My husband and brother-in-law were dispatched to Lowe's to buy a freestanding drop-in range or something. I packed up the pie fixings and drove to my mother's house for her to finish. Fortunately, the crusts had already been blind baked.

I drank some wine. I laughed at my predicament with my sisters-in-law. I cried when husband returned with nothing but a smoker. The range would need one of those special outlets, so it didn't make sense to get one, they said. I thought about the smoker but quickly decided I would hate to eat a damned smoked turkey on Thanksgiving. I could use the turkey fryer, but frying a turkey is such a guy thing to do. Why turn the joy of roasting a big fat bird slowly over the course of the day into a death-defying 20-minute stunt? I don't have enough testosterone to undertake such a foolhardy activity. And I've seen all those YouTube videos where idiots burn their houses down. Besides, I like roasting a turkey. I enjoy getting up and putting the turkey in the oven first thing in the morning. I savor the aroma. I relish the salivating guests as they wait for the feast to come together.

I drank more wine. We brainstormed solutions. We called a neighbor who was leaving town for the holiday. Could we borrow her oven and cook our turkey?

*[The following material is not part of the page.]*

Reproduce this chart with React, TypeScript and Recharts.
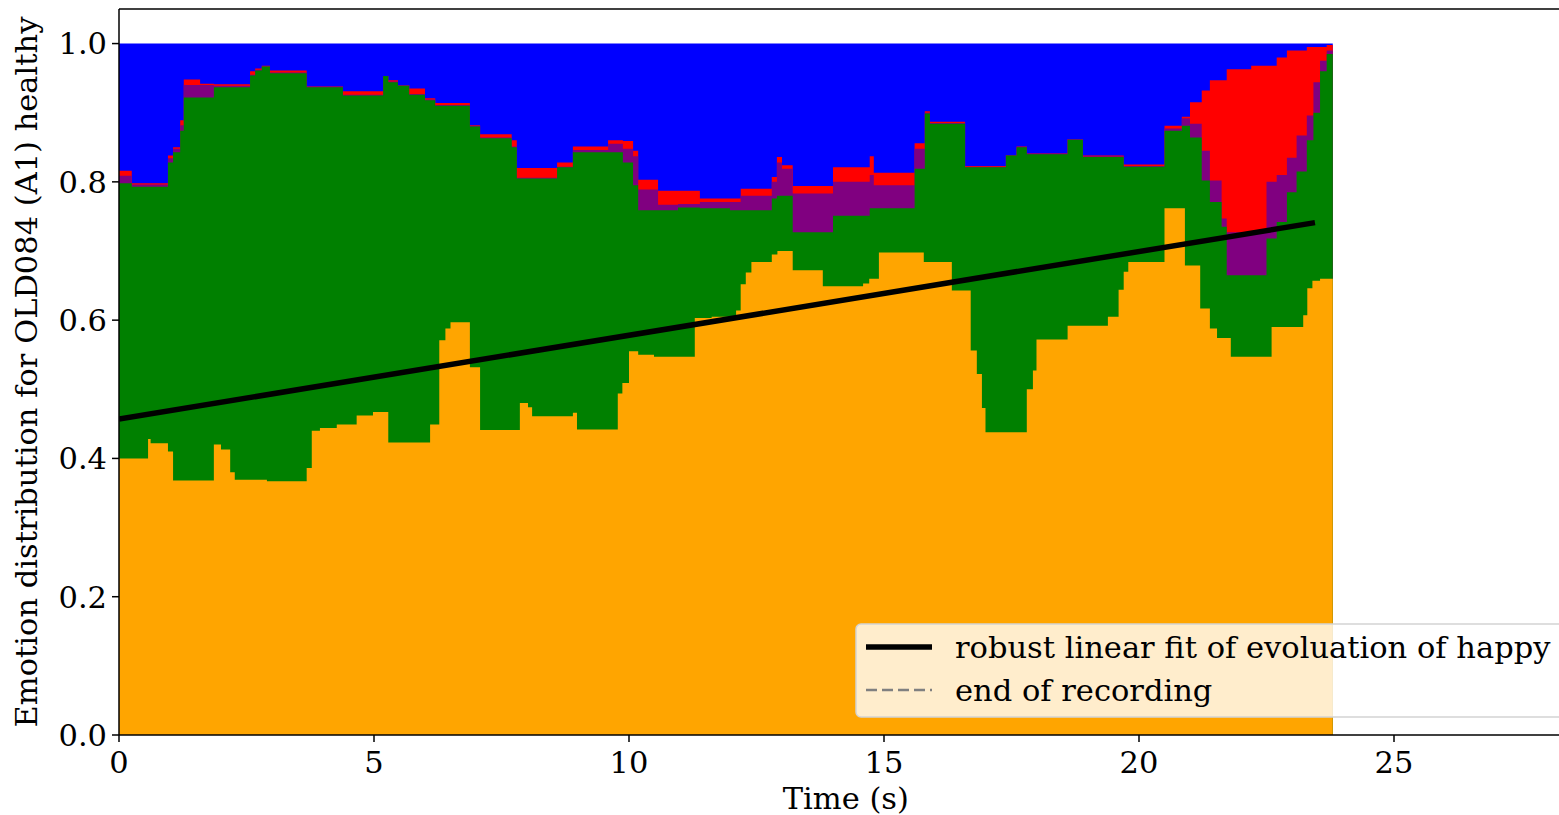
import { Area, ComposedChart, Legend, Line, ReferenceLine, XAxis, YAxis } from "recharts"

const END_TIME = 23.8
const X_MAX = 28.5
const FONT = "DejaVu Serif"
const FONT_SIZE = 30.5

// [time (s), cumulative top of each band]
const happy = [
  [0, 0.4], [0.57, 0.428], [0.62, 0.422], [0.96, 0.41], [1.06, 0.368], [1.86, 0.42],
  [2.0, 0.413], [2.18, 0.38], [2.27, 0.369], [2.9, 0.367], [3.68, 0.386], [3.78, 0.44],
  [3.94, 0.444], [4.27, 0.449], [4.66, 0.462], [4.98, 0.467], [5.28, 0.423], [6.1, 0.449],
  [6.28, 0.571], [6.4, 0.588], [6.5, 0.597], [6.88, 0.532], [7.08, 0.441], [7.86, 0.48],
  [8.02, 0.474], [8.1, 0.461], [8.9, 0.466], [8.98, 0.442], [9.78, 0.494], [9.87, 0.509],
  [10.0, 0.555], [10.18, 0.55], [10.49, 0.547], [11.29, 0.603], [11.62, 0.605], [12.1, 0.614],
  [12.19, 0.652], [12.29, 0.669], [12.4, 0.684], [12.8, 0.695], [12.91, 0.7], [13.21, 0.672],
  [13.8, 0.649], [14.59, 0.653], [14.71, 0.66], [14.9, 0.698], [15.78, 0.684], [16.33, 0.643],
  [16.7, 0.556], [16.82, 0.522], [16.92, 0.473], [16.99, 0.438], [17.8, 0.5], [17.92, 0.527],
  [17.99, 0.572], [18.6, 0.592], [19.39, 0.605], [19.6, 0.644], [19.7, 0.67], [19.79, 0.684],
  [20.5, 0.762], [20.9, 0.679], [21.2, 0.617], [21.39, 0.588], [21.53, 0.574], [21.8, 0.547],
  [22.6, 0.59], [23.22, 0.607], [23.3, 0.646], [23.4, 0.657], [23.55, 0.66], [23.8, 0.66],
]

const neutral = [
  [0, 0.798], [0.25, 0.793], [0.96, 0.828], [1.06, 0.843], [1.2, 0.874], [1.27, 0.922],
  [1.86, 0.937], [2.57, 0.954], [2.67, 0.961], [2.8, 0.967], [2.96, 0.957], [3.68, 0.937],
  [4.39, 0.925], [5.18, 0.953], [5.28, 0.944], [5.47, 0.939], [5.69, 0.926], [6.0, 0.918],
  [6.2, 0.91], [6.88, 0.88], [7.08, 0.863], [7.7, 0.85], [7.8, 0.805], [8.59, 0.821],
  [8.9, 0.843], [9.88, 0.828], [10.08, 0.795], [10.18, 0.759], [10.96, 0.763], [11.39, 0.762],
  [11.98, 0.759], [12.8, 0.776], [12.9, 0.78], [13.21, 0.727], [14.0, 0.751], [14.72, 0.762],
  [15.6, 0.819], [15.8, 0.899], [15.9, 0.884], [16.59, 0.821], [17.39, 0.838], [17.6, 0.85],
  [17.8, 0.84], [18.6, 0.861], [18.9, 0.836], [19.7, 0.822], [20.5, 0.874], [20.84, 0.881],
  [21.0, 0.864], [21.23, 0.802], [21.39, 0.771], [21.62, 0.735], [21.72, 0.665], [22.5, 0.718],
  [22.7, 0.742], [22.9, 0.785], [23.09, 0.815], [23.29, 0.86], [23.42, 0.9], [23.55, 0.96],
  [23.68, 0.985], [23.8, 0.985],
]

const sad = [
  [0, 0.809], [0.25, 0.796], [0.96, 0.834], [1.06, 0.848], [1.2, 0.882], [1.27, 0.94],
  [1.86, 0.939], [2.57, 0.955], [2.67, 0.962], [2.8, 0.967], [2.96, 0.958], [3.68, 0.938],
  [4.39, 0.926], [5.18, 0.953], [5.28, 0.945], [5.47, 0.94], [5.69, 0.927], [6.0, 0.919],
  [6.2, 0.911], [6.88, 0.881], [7.08, 0.864], [7.7, 0.851], [7.8, 0.806], [8.59, 0.822],
  [8.9, 0.846], [9.59, 0.855], [9.88, 0.848], [10.08, 0.837], [10.18, 0.789], [10.57, 0.767],
  [10.96, 0.768], [11.39, 0.771], [12.19, 0.78], [12.8, 0.8], [12.9, 0.828], [13.0, 0.819],
  [13.21, 0.783], [14.0, 0.8], [14.72, 0.81], [14.8, 0.795], [15.6, 0.848], [15.8, 0.9],
  [15.9, 0.885], [16.59, 0.822], [17.39, 0.839], [17.6, 0.851], [17.8, 0.841], [18.6, 0.862],
  [18.9, 0.837], [19.7, 0.823], [20.5, 0.877], [20.84, 0.892], [21.0, 0.884], [21.23, 0.845],
  [21.39, 0.802], [21.62, 0.747], [21.72, 0.727], [22.5, 0.8], [22.7, 0.81], [22.9, 0.835],
  [23.09, 0.867], [23.29, 0.896], [23.42, 0.944], [23.55, 0.975], [23.68, 0.99], [23.8, 0.99],
]

const angry = [
  [0, 0.816], [0.25, 0.798], [0.96, 0.838], [1.06, 0.85], [1.2, 0.889], [1.27, 0.948],
  [1.59, 0.942], [1.86, 0.941], [2.57, 0.96], [2.67, 0.964], [2.8, 0.968], [2.96, 0.961],
  [3.68, 0.938], [4.39, 0.931], [5.18, 0.953], [5.28, 0.947], [5.47, 0.94], [5.69, 0.935],
  [6.0, 0.921], [6.2, 0.914], [6.88, 0.882], [7.08, 0.869], [7.7, 0.86], [7.8, 0.82],
  [8.59, 0.828], [8.9, 0.851], [9.59, 0.86], [9.88, 0.859], [10.08, 0.845], [10.18, 0.803],
  [10.57, 0.787], [11.39, 0.776], [12.19, 0.79], [12.8, 0.807], [12.9, 0.836], [13.0, 0.824],
  [13.21, 0.794], [14.0, 0.821], [14.72, 0.837], [14.8, 0.813], [15.6, 0.856], [15.8, 0.902],
  [15.9, 0.887], [16.59, 0.823], [17.39, 0.839], [17.6, 0.851], [17.8, 0.841], [18.6, 0.862],
  [18.9, 0.838], [19.7, 0.825], [20.5, 0.881], [20.84, 0.894], [21.0, 0.915], [21.23, 0.932],
  [21.39, 0.947], [21.72, 0.963], [22.2, 0.968], [22.7, 0.98], [22.9, 0.99], [23.29, 0.995],
  [23.68, 0.998], [23.8, 0.998],
]

const surprise = [[0, 1], [END_TIME, 1]]

// robust linear fit of the happy share
const happyFit = [[0, 0.457], [23.45, 0.741]]

const xTicks = [0, 5, 10, 15, 20, 25]
const yTicks = [0, 0.2, 0.4, 0.6, 0.8, 1.0]

const legendItems = [
  { label: "robust linear fit of evoluation of happy", color: "#000000", dashed: false },
  { label: "end of recording", color: "#808080", dashed: true },
]

const toRows = (pairs: number[][]) => pairs.map(([t, v]) => ({ t, v }))

const bands = [
  { name: "surprise", pairs: surprise, color: "#0000ff" },
  { name: "angry", pairs: angry, color: "#ff0000" },
  { name: "sad", pairs: sad, color: "#800080" },
  { name: "neutral", pairs: neutral, color: "#008000" },
  { name: "happy", pairs: happy, color: "#ffa500" },
]

const LegendBox = () => (
  <svg width={760} height={96} style={{ display: "block" }}>
    <rect
      x={1}
      y={1}
      width={756}
      height={93}
      rx={5}
      fill="rgba(255,255,255,0.8)"
      stroke="#d4d4d4"
      strokeWidth={1.5}
    />
    {legendItems.map((item, i) => {
      const cy = 24 + i * 43
      return (
        <g key={item.label}>
          <line
            x1={11}
            x2={77}
            y1={cy}
            y2={cy}
            stroke={item.color}
            strokeWidth={item.dashed ? 2.5 : 5.5}
            strokeDasharray={item.dashed ? "11 5" : undefined}
          />
          <text
            x={100}
            y={cy + 11}
            fontFamily={FONT}
            fontSize={FONT_SIZE}
            fill="#000"
          >
            {item.label}
          </text>
        </g>
      )
    })}
  </svg>
)

export default function App() {
  return (
    <div
      style={{
        position: "absolute",
        left: 0,
        top: 0,
        width: 1559,
        height: 815,
        overflow: "hidden",
        background: "#fff",
      }}
    >
      <ComposedChart
        width={1600}
        height={815}
        margin={{ top: 9, right: 27.5, bottom: 0, left: 0 }}
      >
        <XAxis
          type="number"
          dataKey="t"
          domain={[0, X_MAX]}
          ticks={xTicks}
          allowDataOverflow
          height={80}
          tickSize={7}
          tickMargin={9}
          stroke="#000"
          strokeWidth={1.5}
          tick={{ fill: "#000", fontSize: FONT_SIZE, fontFamily: FONT }}
          label={{
            value: "Time (s)",
            position: "insideBottom",
            offset: 6,
            fill: "#000",
            fontSize: FONT_SIZE,
            fontFamily: FONT,
          }}
        />
        <YAxis
          type="number"
          domain={[0, 1.05]}
          ticks={yTicks}
          allowDataOverflow
          width={119}
          tickSize={7}
          tickMargin={5}
          stroke="#000"
          strokeWidth={1.5}
          tickFormatter={(v: number) => v.toFixed(1)}
          tick={{ fill: "#000", fontSize: FONT_SIZE, fontFamily: FONT }}
          label={{
            value: "Emotion distribution for OLD084 (A1) healthy",
            angle: -90,
            position: "insideLeft",
            offset: 26,
            fill: "#000",
            fontSize: FONT_SIZE,
            fontFamily: FONT,
            style: { textAnchor: "middle" },
          }}
        />
        {bands.map((b) => (
          <Area
            key={b.name}
            name={b.name}
            data={toRows(b.pairs)}
            dataKey="v"
            type="stepAfter"
            baseValue={0}
            fill={b.color}
            fillOpacity={1}
            stroke="none"
            dot={false}
            activeDot={false}
            isAnimationActive={false}
          />
        ))}
        <Line
          name="fit"
          data={toRows(happyFit)}
          dataKey="v"
          type="linear"
          stroke="#000"
          strokeWidth={5.5}
          dot={false}
          activeDot={false}
          isAnimationActive={false}
        />
        <ReferenceLine y={1.05} stroke="#000" strokeWidth={1.5} />
        <ReferenceLine x={X_MAX} stroke="#000" strokeWidth={1.5} />
        <Legend
          layout="horizontal"
          align="center"
          verticalAlign="middle"
          content={() => <LegendBox />}
          wrapperStyle={{ left: 855, top: 623, width: 760, height: 96 }}
        />
      </ComposedChart>
    </div>
  )
}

No. I drank more wine and toasted her as the biggest bitch of the entire neighborhood.

We went to a Thanksgiving eve party where we enlisted the help of all the guests. How could we save Thanksgiving without an oven?

Ultimately, I decided to cook the turkey on the grill. As party host Jeff Allen suggested: heat the grill up to the desired temperature, put the turkey in the roasting pan inside the grill, attach a digital thermometer so you can keep track of the progress, and keep the top closed so you don't lose any heat. Presto. You've got yourself a cooking vessel.

After a bunch of wine, it seemed completely reasonable. The next morning, hungover but hopeful, I heated up the grill and prepped the bird. I dropped him on the grill and got to cooking. Surprisingly enough, it worked just fine. The biggest challenge was keeping a constant temperature. But we were able to bake the rolls, keep the sides warm, and cook the turkey using the grill. And the Thanksgiving feast tasted as good as ever. So good that the same crowd is returning this year. And you can be sure, I will not be cleaning my oven today (or ever again, for that matter. It cost $400 to repair the sucker).